I walked out into the garden and gazed up at the thickly wooded hills above Greenhayes, sun and shadow revealing the switchback succession of crest and combe beneath the trees, the bone of white chalk beneath the flesh of green leaves. I remembered Hergest Ridge and the world spread out in golden promise at our feet. Two strangers. One fleeting moment. It didn’t mean anything. They had their man. Why confuse the issue? Why involve myself? Because there was nobody else, of course. Nobody else who knew where she’d been and what she’d said that evening.

Ah yes. What she’d said. Was I really going to reveal that? Every word? Every hint of a double meaning? Was I going to break her confidence? She’d trusted me as a stranger. Perhaps that’s what I ought to remain. No, no. That was special pleading. That was the false logic part of me wanted to cling to. The other part dwelt on the horror of her death. Stripped. Raped. Strangled. What, as a matter of simple fact, could actually be worse? I shook my head, sickened by my inability-my unwillingness-to imagine. And sickened also by a memory. A single recollected pang of lust. Mine. With her as its object. It wasn’t to be compared with what he had done to her. Of course it wasn’t. But it was how it began. For him as well as me. A long way, a world, apart. Yes. But linked, like two distant dots on a graph. Connected, however faintly, by some tiny strand of sympathy.

I walked slowly back into the house and looked down at the pile of newspapers spread out on the kitchen table. The television was on in the sitting-room, the signature tune of an Australian soap fading vapidly away. My mother would be wondering what I was up to. And her curiosity, once aroused, was indefatigable. Only a vigorous display of normality was likely to hold it at bay. So, summoning a grin, I went in to join her.

“Where have you been, Robin?” she asked, glaring round at Brillo’s warning yelp.

“Sorry. I was…” A phrase came unbidden to my mind. “Lost in thought.”

“Didn’t you do all the thinking you needed to on your walk? I was hoping you’d have made up your mind by now.”

“Don’t worry. I have.”

“So you will be joining the company?”

“The company?” My frown must have puzzled her. For the moment, Timariot & Small, with or without me, seemed too trivial a subject to discuss. “Well…” I hesitated, struggling to remember just what I had decided. “Yes.”

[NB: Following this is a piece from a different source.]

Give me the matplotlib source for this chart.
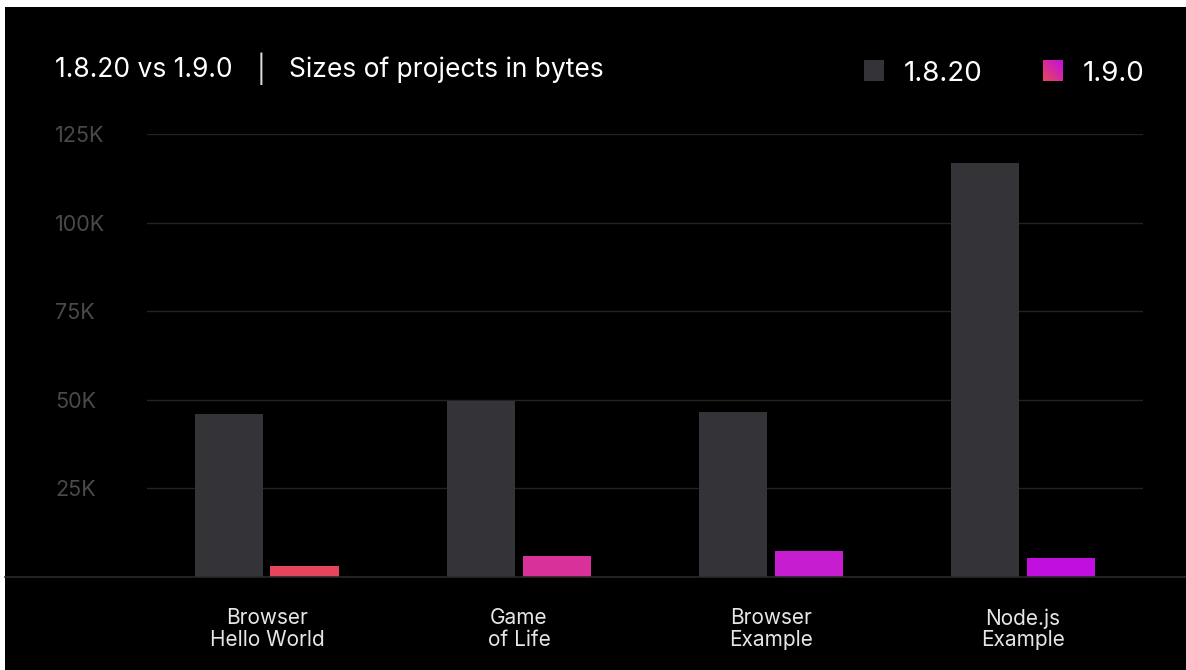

“Oh, how wonderful.” She jumped up and kissed me. “Your father would have been so pleased.”

“Would he?”

“I must phone Larry. He’ll be delighted.” She bustled out into the hall, leaving me staring vacantly into space. By rights, I should be the one using the telephone. But to call the police, not Uncle Larry. I smiled ruefully. It would be quicker to drive to the police station in Petersfield than wait for my mother to come off the line. Still, at least she’d given me-

The newsreader’s voice cut across my thoughts. “West Mercia police have now charged the man they’ve been holding since yesterday with the murders of Louise Paxton and Oscar Bantock at Kington in Herefordshire last week. Shaun Andrew Naylor, a twenty-eight-year-old electrician from Bermondsey, south London, has also been charged with the rape of Lady Paxton. He will appear before Worcester magistrates tomorrow morning. Here’s our Midlands crime correspondent, David Murray.”

And there was David Murray, a sloppily dressed figure in front of Worcester police station, mouthing the customary platitudes at the fag end of what looked to have been a bad day. I hardly heard what he said. A name, an age, an occupation and an approximate address. That was all we were getting. And all we would get, until the trial. Unless we were looking for an excuse, of course. Like I was. They’d charged him. With rape as well as murder. They must have all the evidence they wanted. They didn’t need my obscure little piece of the jigsaw. I’d just be wasting their time by telling them. Wouldn’t I?